Blair’s grip shifts, his fingers threading tighter through mine, like he’s trying to fuse us at the molecular level, make it so nothing can separate us.
“With everything going right, and with a full recovery, no complications, you could be back on the ice,” Dr. Khatri says. “The surgery has a strong success rate for people your age and as healthy as you are. But I won’t lie to you about what we’re discussing here: this is brain surgery. There are no guarantees.”
“I need time.” The words barely make it through my throat. Everything inside me has gone rigid, brittle as old ice.
Dr. Khatri nods. “Take the time you need. The medication we’ve started will keep the seizures controlled for now.” He reaches for a tablet on the counter and passes it to my father. “This has information about temporal lobe epilepsy, the resection procedure, recovery timelines. Read through it together, and let me know what questions you have.”
My father takes the tablet. His fingers tremble against the black case.
When the doctors leave, silence fills the room, broken only by the steady broadcast of my cardiac monitor. My father sets the tablet on the bedside table with a soft clack. His face is pale, his jaw set in a hard line as he stares at the wall over my shoulder.
I look at my brain scans still on the monitor. They are two snapshots of my brain, one before I knew Blair existed and one after loving him. It’s only a smudge; I’d think it was lint. Does this explain everything or nothing at all?
I close my eyes and try to feel the truth. If I quiet everything else—the diagnosis, the prognosis, the risks—what remains?
The perfect shine of Blair’s eyes, a deep Pacific blue I knew to love before I’d ever truly seen them.
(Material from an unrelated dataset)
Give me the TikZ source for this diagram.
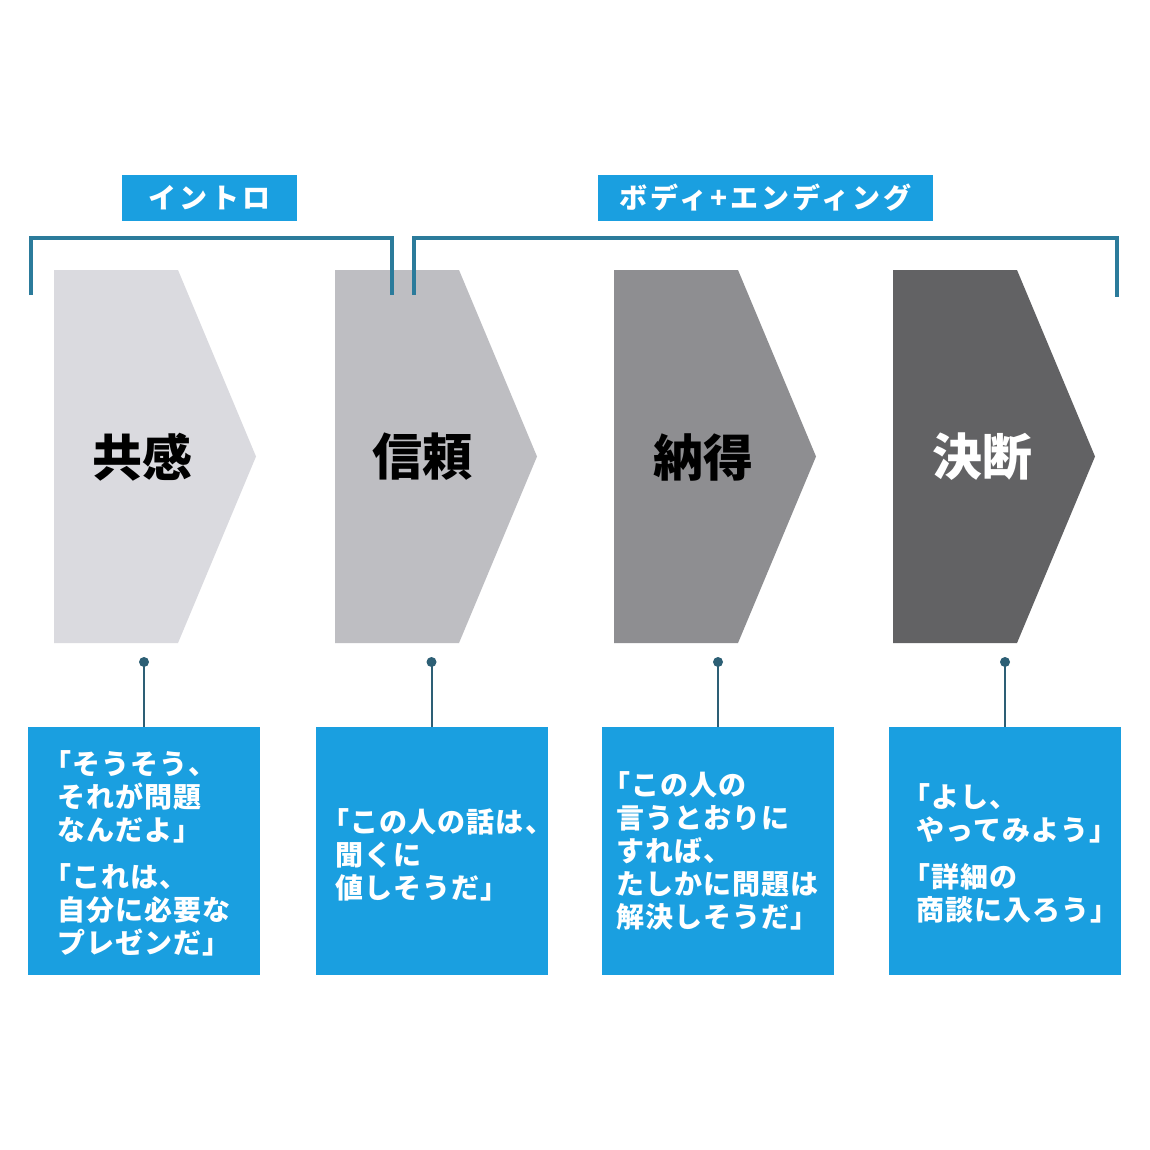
\documentclass[tikz,border=0pt]{standalone}
\usepackage{fontspec}
\setmainfont{Noto Sans CJK JP}
\newfontfamily\jp{Noto Sans CJK JP}
\definecolor{chevA}{HTML}{DADADF}
\definecolor{chevB}{HTML}{BEBEC2}
\definecolor{chevC}{HTML}{8E8E91}
\definecolor{chevD}{HTML}{626264}
\definecolor{bluebox}{HTML}{1A9FE0}
\definecolor{bracketcol}{HTML}{2B7B9B}
\definecolor{dotcol}{HTML}{2D5F75}
\newcommand{\oq}{\kern-0.5em「}
\tikzset{
  chevlabel/.style={font=\jp\bfseries\fontsize{50}{56}\selectfont, inner sep=0pt},
  quotebox/.style={fill=bluebox, minimum width=232pt, minimum height=248pt, inner sep=0pt},
  quotetext/.style={text=white, align=left, anchor=west, font=\jp\bfseries\fontsize{28}{33}\selectfont\addfontfeature{LetterSpace=4}, inner sep=0pt},
  tagbox/.style={fill=bluebox, text=white, minimum height=46pt, inner sep=0pt, font=\jp\bfseries\fontsize{28}{32}\selectfont\addfontfeature{LetterSpace=11}},
  bracketline/.style={draw=bracketcol, line width=4pt},
  stemline/.style={draw=dotcol, line width=2pt},
  dotmark/.style={fill=dotcol}
}
\newcommand{\chevronshape}[2]{%
  \fill[#2] (#1,270) -- ({#1+124},270) -- ({#1+202},456.5) -- ({#1+124},643) -- (#1,643) -- cycle;}
\begin{document}
\begin{tikzpicture}[x=1pt,y=-1pt]
\useasboundingbox (0,0) rectangle (1150,1150);
\fill[white] (0,0) rectangle (1150,1150);

% tags
\node[tagbox, minimum width=175pt] (tagintro) at (209.5,198) {イントロ};
\node[tagbox, minimum width=335pt] (tagbody) at (765.5,198) {ボディ+エンディング};

% brackets
\coordinate (i1) at (31,295);
\coordinate (i2) at (392,295);
\coordinate (e1) at (414,295);
\coordinate (e2) at (1117,297);
\draw[bracketline] (i1) -- (31,238) -- (392,238) -- (i2);
\draw[bracketline] (e1) -- (414,238) -- (1117,238) -- (e2);

% chevrons
\chevronshape{54}{chevA}
\chevronshape{335}{chevB}
\chevronshape{614}{chevC}
\chevronshape{893}{chevD}
\draw[bracketline] (392,270) -- (i2);
\draw[bracketline] (414,270) -- (e1);

\node[chevlabel, text=black] (c1) at (142,457) {共感};
\node[chevlabel, text=black] (c2) at (422,457) {信頼};
\node[chevlabel, text=black] (c3) at (703,457) {納得};
\node[chevlabel, text=white] (c4) at (982,457) {決断};

% quote boxes
\node[quotebox] (b1) at (144,851) {};
\node[quotebox] (b2) at (431.5,851) {};
\node[quotebox] (b3) at (718,851) {};
\node[quotebox] (b4) at (1005,851) {};

\node[quotetext] (t1) at (57,853) {\oq そうそう、\\それが問題\\なんだよ」\\[14pt]\oq これは、\\自分に必要な\\プレゼンだ」};
\node[quotetext] (t2) at (335,855) {\oq この人の話は、\\聞くに\\値しそうだ」};
\node[quotetext] (t3) at (616,851) {\oq この人の\\言うとおりに\\すれば、\\たしかに問題は\\解決しそうだ」};
\node[quotetext] (t4) at (916,853) {\oq よし、\\やってみよう」\\[14pt]\oq 詳細の\\商談に入ろう」};

% stems with dots
\coordinate (d1) at (144,662);
\coordinate (d2) at (431.5,662);
\coordinate (d3) at (718,662);
\coordinate (d4) at (1005,662);
\foreach \d/\b in {d1/b1,d2/b2,d3/b3,d4/b4}{
  \draw[stemline] (\d) -- (\d |- \b.north);
  \fill[dotmark] (\d) circle (5pt);
}
\end{tikzpicture}
\end{document}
The cascade of his laugh, the curve of his smile, the crinkle of his eyes, the feel of his fingertips on my skin, the taste of his lips?—
A lesion can’t create that depth of knowing. Which means what? That every choice, every moment of recognition, every time I looked at Blair and knew— All of it was broken circuitry?
An ache threads through me, resentment at the reduction, grief for all that science can name but never feel. That smudge—that nothing, that everything—mocks me. How dare something so small contain so much? How dare it reduce what Blair and I have?
My life divides into two irreconcilable truths: the world of lesions and electrical impulses and a world where the most profound year of my life can be traced back to a scar of damaged tissue. They belong to two separate worlds, and I am standing with a foot in each.
I cannot reconcile the man I fought for across time with this Dr. Khatri’s recitation of symptoms.